WHAT IS NEEDED –
Find how many lines contain the word "this" and state that number alone.

---------- PROVIDED INFORMATION ----------

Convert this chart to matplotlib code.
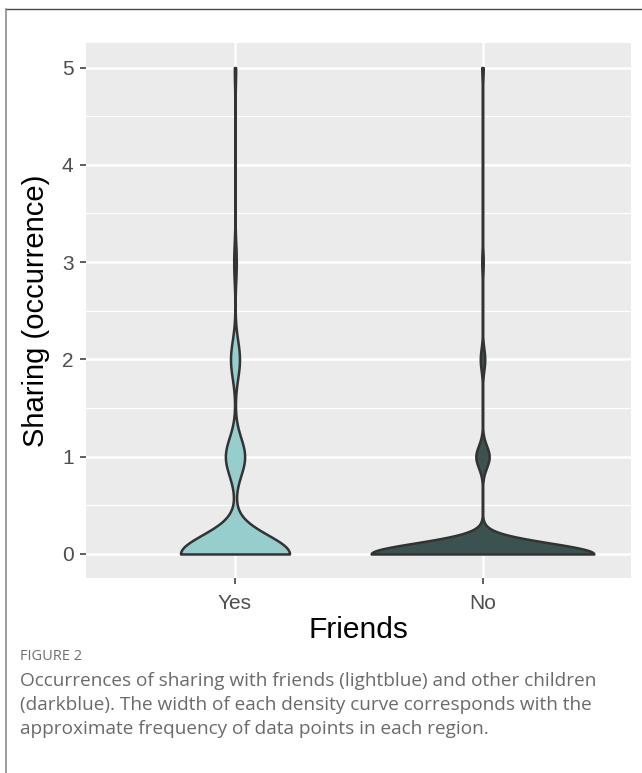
import numpy as np
import matplotlib
matplotlib.use("Agg")
import matplotlib.pyplot as plt
from matplotlib.lines import Line2D

# ---------------- data ----------------
groups = ["Yes", "No"]
share_levels = [0, 1, 2, 3, 4, 5]
yes_counts = [85, 15, 7, 2, 0, 1]
no_counts = [150, 9, 3, 1, 0, 1]
bandwidths = [0.195, 0.113]
fill_colors = ["#96CDCD", "#3C5250"]
y_ticks = [0, 1, 2, 3, 4, 5]
x_title = "Friends"
y_title = "Sharing (occurrence)"
caption_head = "FIGURE 2"
caption_lines = [
    "Occurrences of sharing with friends (lightblue) and other children",
    "(darkblue). The width of each density curve corresponds with the",
    "approximate frequency of data points in each region.",
]

plt.rcParams['font.family'] = ['Liberation Sans', 'DejaVu Sans']


def kde(levels, counts, bw, grid):
    vals = np.repeat(np.asarray(levels, float), counts)
    d = (grid[:, None] - vals[None, :]) / bw
    return np.exp(-0.5 * d ** 2).sum(1) / (len(vals) * bw * np.sqrt(2 * np.pi))


W, H = 642, 773
fig = plt.figure(figsize=(W / 100, H / 100), dpi=100)
ax = fig.add_axes([86.5 / W, 1 - 578.3 / H, 544.5 / W, (578.3 - 43.2) / H])
ax.set_facecolor("#EBEBEB")
for s in ax.spines.values():
    s.set_visible(False)

all_counts = [yes_counts, no_counts]
dens = []
grids = []
for cnt, bw in zip(all_counts, bandwidths):
    vals = np.repeat(np.asarray(share_levels, float), cnt)
    g = np.linspace(vals.min(), vals.max(), 512)
    grids.append(g)
    dens.append(kde(share_levels, cnt, bw, g))
mx = max(d.max() for d in dens)

ax.set_xlim(0.4, 2.6)
ax.set_ylim(-0.25, 5.25)

# grid
for y in np.arange(0.5, 5.0, 1.0):
    ax.axhline(y, color="white", lw=0.9, zorder=0.5)
for y in y_ticks:
    ax.axhline(y, color="white", lw=1.8, zorder=0.6)
for x in [1, 2]:
    ax.axvline(x, color="white", lw=1.8, zorder=0.6)

for i, (g, d) in enumerate(zip(grids, dens)):
    w = d / mx * 0.45
    pos = i + 1
    ax.fill_betweenx(g, pos - w, pos + w, facecolor=fill_colors[i],
                     edgecolor="#333333", lw=1.8, zorder=2)

ax.set_xticks([1, 2])
ax.set_xticklabels(groups)
ax.set_yticks(y_ticks)
ax.set_yticklabels([str(t) for t in y_ticks])
ax.tick_params(axis="both", colors="#333333", length=4.3, width=1.1,
               labelsize=15, labelcolor="#4D4D4D")
ax.tick_params(axis="x", pad=7)
ax.tick_params(axis="y", pad=5)
ax.set_xlabel(x_title, fontsize=21.5, color="black")
ax.set_ylabel(y_title, fontsize=21, color="black")
ax.xaxis.set_label_coords(0.5, (578.3 - 630) / (578.3 - 43.2))
ax.xaxis.label.set_va("center")
ax.yaxis.set_label_coords((36 - 86.5) / 544.5, 0.5)
ax.yaxis.label.set_va("center")

# frame lines
fig.add_artist(Line2D([6 / W, 1.0], [1 - 9 / H, 1 - 9 / H], transform=fig.transFigure,
                      color="#4A4A4A", lw=1.0))
fig.add_artist(Line2D([6 / W, 6 / W], [0, 1 - 9 / H], transform=fig.transFigure,
                      color="#8C8C8C", lw=1.2))

# caption
fig.text(20 / W, 1 - 656 / H, caption_head, fontsize=10.5, color="#707070",
         family=["Open Sans", "DejaVu Sans"], va="center", ha="left")
for k, line in enumerate(caption_lines):
    fig.text(20 / W, 1 - (681 + 24 * k) / H, line, fontsize=13.7, color="#6A6A6A",
             family=["Open Sans", "DejaVu Sans"], va="center", ha="left")

fig.savefig("out.png", dpi=100)
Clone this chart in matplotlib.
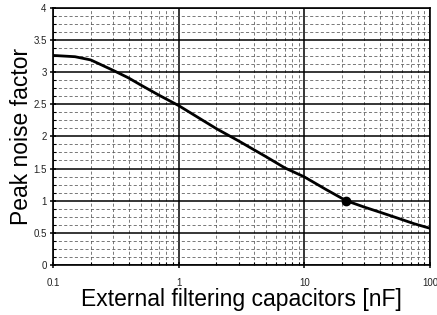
import matplotlib
matplotlib.use("Agg")
import matplotlib.pyplot as plt
from matplotlib.ticker import MultipleLocator, LogLocator, FixedLocator, FixedFormatter, NullFormatter

cap_nF = [0.1, 0.15, 0.2, 0.3, 0.4, 0.5, 0.7, 1, 2, 3, 5, 7, 10, 15, 21.5, 30, 40, 55, 75, 100]
peak_noise = [3.26, 3.24, 3.19, 3.03, 2.91, 2.80, 2.64, 2.48, 2.12, 1.93, 1.68, 1.51, 1.37, 1.17, 1.0, 0.90, 0.82, 0.73, 0.64, 0.57]
marker_x = [21.5]
marker_y = [1.0]
xtick_vals = [0.1, 1, 10, 100]
xtick_labels = ["0.1", "1", "10", "100"]
ytick_vals = [0, 0.5, 1, 1.5, 2, 2.5, 3, 3.5, 4]
ytick_labels = ["0", "0.5", "1", "1.5", "2", "2.5", "3", "3.5", "4"]

plt.rcParams['font.family'] = ['Liberation Sans', 'DejaVu Sans']

fig = plt.figure(figsize=(4.37, 3.15), dpi=100)
ax = fig.add_axes([0.121, 0.159, 0.863, 0.816])

ax.set_xscale('log')
ax.set_xlim(0.1, 100)
ax.set_ylim(0, 4)

ax.xaxis.set_major_locator(FixedLocator(xtick_vals))
ax.xaxis.set_major_formatter(FixedFormatter(xtick_labels))
ax.xaxis.set_minor_locator(LogLocator(base=10, subs=range(2, 10)))
ax.xaxis.set_minor_formatter(NullFormatter())
ax.yaxis.set_major_locator(FixedLocator(ytick_vals))
ax.yaxis.set_major_formatter(FixedFormatter(ytick_labels))
ax.yaxis.set_minor_locator(MultipleLocator(0.125))

ax.grid(True, which='major', color='black', linewidth=1.1, linestyle='-')
ax.grid(True, which='minor', color='#555555', linewidth=0.55, linestyle=(0, (4, 3)))
ax.set_axisbelow(True)

ax.plot(cap_nF, peak_noise, color='black', linewidth=2, solid_capstyle='round',
        solid_joinstyle='round', zorder=3)
ax.plot(marker_x, marker_y, 'o', color='black', markersize=6, zorder=4)

for s in ax.spines.values():
    s.set_linewidth(1.2)
    s.set_color('black')

ax.tick_params(axis='both', which='major', labelsize=7, labelcolor='#222222',
               direction='inout', length=5, width=1.1, pad=2)
ax.tick_params(axis='x', which='major', pad=7)
ax.tick_params(axis='both', which='minor', direction='in', length=2.5, width=0.8)

ax.set_xlabel("External filtering capacitors [nF]", fontsize=16.5, labelpad=0)
ax.set_ylabel("Peak noise factor", fontsize=16.5, labelpad=0)

fig.savefig("out.png", dpi=100)
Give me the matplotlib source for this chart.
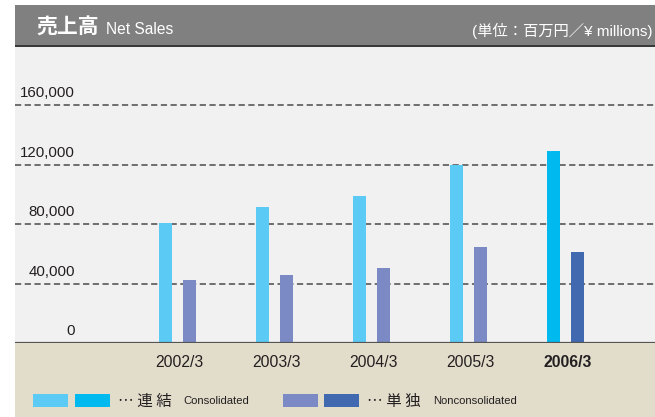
import matplotlib

matplotlib.use("Agg")
import matplotlib.pyplot as plt
from matplotlib.patches import Rectangle
from matplotlib.transforms import blended_transform_factory

# values (¥ millions)
years = ["2002/3", "2003/3", "2004/3", "2005/3", "2006/3"]
consolidated = [80500, 91500, 99000, 119500, 129000]
nonconsolidated = [42300, 45700, 50400, 64500, 61200]
y_ticks = [0, 40000, 80000, 120000, 160000]

CJK = ["Noto Sans CJK JP", "DejaVu Sans"]
LATIN = ["Liberation Sans", "Noto Sans CJK JP", "DejaVu Sans"]
TEXT = "#231f20"
CONS, CONS_LAST = "#5bcbf5", "#00b9ef"
NON, NON_LAST = "#7b8ac4", "#4169b0"

W, H = 655, 417
fig = plt.figure(figsize=(W / 100, H / 100), dpi=100)
fig.patch.set_facecolor("white")


def box(x0, y0, x1, y1):
    """Pixel box (top-left origin) -> figure fractions [l, b, w, h]."""
    return [x0 / W, 1 - y1 / H, (x1 - x0) / W, (y1 - y0) / H]


def add_rect(x0, y0, x1, y1, color, z=-1):
    l, b, w, h = box(x0, y0, x1, y1)
    fig.patches.append(Rectangle((l, b), w, h, transform=fig.transFigure,
                                 facecolor=color, edgecolor="none", zorder=z))


def fy(y):
    return 1 - y / H


# header band, plot panel and footer band
add_rect(15, 5, W, 45, "#808080")
add_rect(15, 44.5, W, 46.5, "#3a3a3a")
add_rect(15, 46.5, W, 343, "#f1f1f1")
add_rect(15, 343, W, H, "#e2dccb")

fig.text(36 / W, fy(27.5), "売上高", family=CJK, fontsize=15, weight="bold",
         color="white", va="center")
fig.text(106 / W, fy(29), "Net Sales", family=LATIN, fontsize=11.2,
         color="white", va="center")
fig.text(653 / W, fy(31), "(単位：百万円／¥ millions)", family=LATIN,
         fontsize=11, color="white", va="center", ha="right")

ax = fig.add_axes(box(15, 46.5, W, 343))
ax.set_facecolor("none")
for side in ax.spines.values():
    side.set_visible(False)

spacing_px = 97.0
first_px = 177.5
left = -(first_px - 15) / spacing_px
ax.set_xlim(left, left + 640 / spacing_px)
ax.set_ylim(0, 296.5 / 59.5 * 40000)
ax.set_xticks([])
ax.set_yticks([])

trans = blended_transform_factory(fig.transFigure, ax.transData)
for t in y_ticks:
    if t > 0:
        ax.axhline(t, color="#6e6e6e", linewidth=1.4, linestyle=(0, (3.2, 1.8)), zorder=1)
    ax.annotate(f"{t:,}", xy=(75 / W, t), xycoords=trans, xytext=(0, 8.5),
                textcoords="offset points", ha="right", va="center",
                family=LATIN, fontsize=10.8, color=TEXT)
ax.axhline(0, color="#555555", linewidth=1.6, zorder=3)

width = 13 / spacing_px
offset = 12 / spacing_px
last = len(years) - 1
for i, (c, n) in enumerate(zip(consolidated, nonconsolidated)):
    ax.bar(i - offset, c, width=width, color=CONS_LAST if i == last else CONS, zorder=2)
    ax.bar(i + offset, n, width=width, color=NON_LAST if i == last else NON, zorder=2)
    ax.annotate(years[i], xy=(i + 2 / spacing_px, 0), xycoords="data",
                xytext=(0, -14), textcoords="offset points", ha="center", va="center",
                family=LATIN, fontsize=11.3, color=TEXT,
                weight="bold" if i == last else "normal", annotation_clip=False)

# legend along the footer
for x0, col in [(33, CONS), (75, CONS_LAST), (283, NON), (324, NON_LAST)]:
    add_rect(x0, 394, x0 + 35, 407, col, z=1)
fig.text(118 / W, fy(401), "… 連 結", family=CJK, fontsize=11.2, color=TEXT, va="center")
fig.text(183 / W, fy(401), "Consolidated", family=LATIN, fontsize=8.1, color=TEXT, va="center")
fig.text(367 / W, fy(401), "… 単 独", family=CJK, fontsize=11.2, color=TEXT, va="center")
fig.text(433 / W, fy(401), "Nonconsolidated", family=LATIN, fontsize=8.1, color=TEXT, va="center")

fig.savefig("out.png", dpi=100)
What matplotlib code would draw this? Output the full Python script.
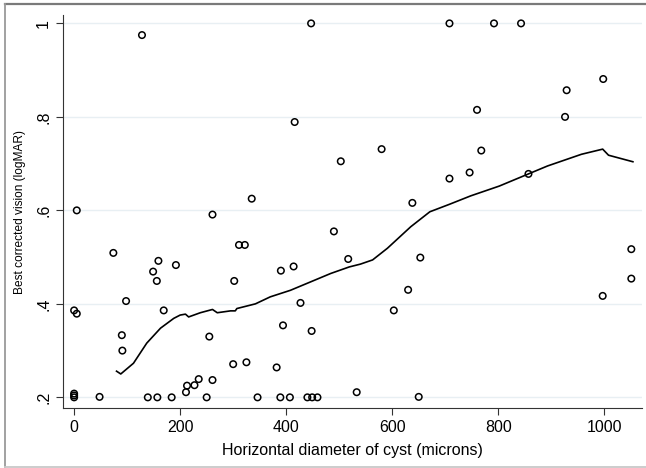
import matplotlib.pyplot as plt
from matplotlib.lines import Line2D

plt.rcParams['font.family'] = ['Liberation Sans', 'DejaVu Sans']

# scatter points
diameter = [0, 0, 0, 0, 5, 5, 48, 74, 90, 91, 98, 128, 139, 149, 156, 157, 159, 169,
            184, 192, 211, 213, 227, 235, 250, 255, 261, 261, 300, 302, 311, 322, 325,
            335, 346, 382, 389, 390, 394, 407, 414, 416, 427, 440, 447, 448, 449, 459,
            490, 503, 517, 533, 580, 603, 630, 638, 650, 653, 708, 708, 746, 760, 768,
            792, 843, 857, 926, 929, 997, 998, 1051, 1051]
vision = [0.200, 0.204, 0.208, 0.386, 0.379, 0.600, 0.201, 0.509, 0.333, 0.300, 0.406,
          0.975, 0.200, 0.469, 0.449, 0.200, 0.492, 0.386, 0.200, 0.483, 0.211, 0.225,
          0.226, 0.239, 0.200, 0.330, 0.237, 0.591, 0.271, 0.449, 0.526, 0.526, 0.275,
          0.625, 0.200, 0.264, 0.200, 0.471, 0.354, 0.200, 0.480, 0.789, 0.402, 0.200,
          1.000, 0.342, 0.200, 0.200, 0.555, 0.705, 0.496, 0.211, 0.731, 0.386, 0.430,
          0.616, 0.201, 0.499, 0.668, 1.000, 0.681, 0.815, 0.728, 1.000, 1.000, 0.678,
          0.800, 0.857, 0.417, 0.881, 0.454, 0.517]

# lowess smooth line
lowess_x = [80, 88, 112, 137, 163, 188, 200, 210, 216, 238, 261, 270, 295, 304, 307,
            342, 370, 408, 446, 484, 519, 540, 563, 591, 635, 671, 708, 748, 802, 857,
            893, 957, 997, 1008, 1054]
lowess_y = [0.256, 0.250, 0.273, 0.316, 0.348, 0.369, 0.376, 0.378, 0.372, 0.381, 0.388,
            0.381, 0.385, 0.385, 0.390, 0.400, 0.415, 0.429, 0.447, 0.465, 0.479, 0.485,
            0.494, 0.519, 0.565, 0.597, 0.613, 0.631, 0.652, 0.678, 0.695, 0.720, 0.731,
            0.718, 0.704]

xticks = [0, 200, 400, 600, 800, 1000]
yticks = [0.2, 0.4, 0.6, 0.8, 1.0]
ylabels = ['.2', '.4', '.6', '.8', '1']

fig = plt.figure(figsize=(6.46, 4.68), dpi=100)
ax = fig.add_axes([0.0975, 0.128, 0.897, 0.84])

for yt in yticks:
    ax.axhline(yt, color='#e8eff3', lw=1, zorder=0)

ax.scatter(diameter, vision, s=22, facecolors='none', edgecolors='black', linewidths=1.1, zorder=3)
ax.plot(lowess_x, lowess_y, color='black', lw=1.2, zorder=4)

ax.set_xlim(-21, 1072)
ax.set_ylim(0.177, 1.018)
ax.set_xticks(xticks)
ax.set_yticks(yticks)
ax.set_yticklabels(ylabels, rotation=90, va='center')
ax.tick_params(labelsize=11.5, length=5, width=0.8, color='#333333')

ax.spines['top'].set_visible(False)
ax.spines['right'].set_visible(False)
ax.spines['left'].set_color('#333333')
ax.spines['bottom'].set_color('#333333')

ax.set_xlabel('Horizontal diameter of cyst (microns)', fontsize=11.5, labelpad=6)
ax.set_ylabel('Best corrected vision (logMAR)', fontsize=8.6, labelpad=7)

# frame of the image: top, left, bottom (right side is cut off)
fig.lines.append(Line2D([0.008, 1.0], [0.9905, 0.9905], transform=fig.transFigure, color='#7a7a7a', lw=1.6))
fig.lines.append(Line2D([0.0085, 0.0085], [0.003, 0.991], transform=fig.transFigure, color='#9a9a9a', lw=1.3))
fig.lines.append(Line2D([0.008, 1.0], [0.003, 0.003], transform=fig.transFigure, color='#c8c8c8', lw=1.3))

fig.savefig('out.png', dpi=100)
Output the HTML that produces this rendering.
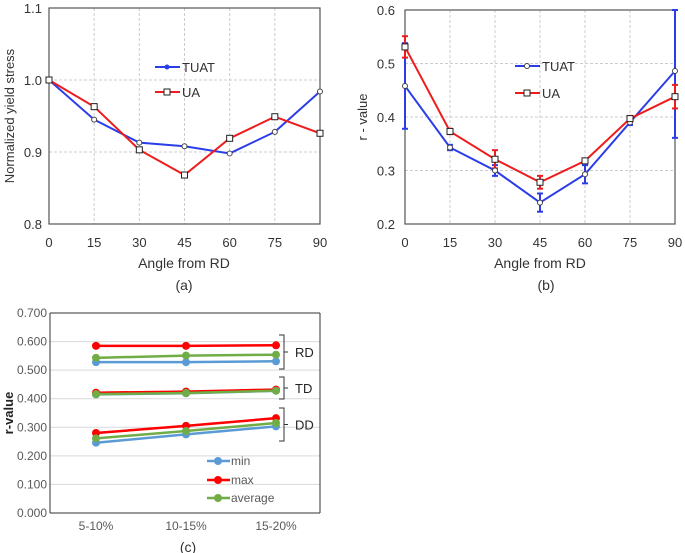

----------

FULL OUTPUT –
5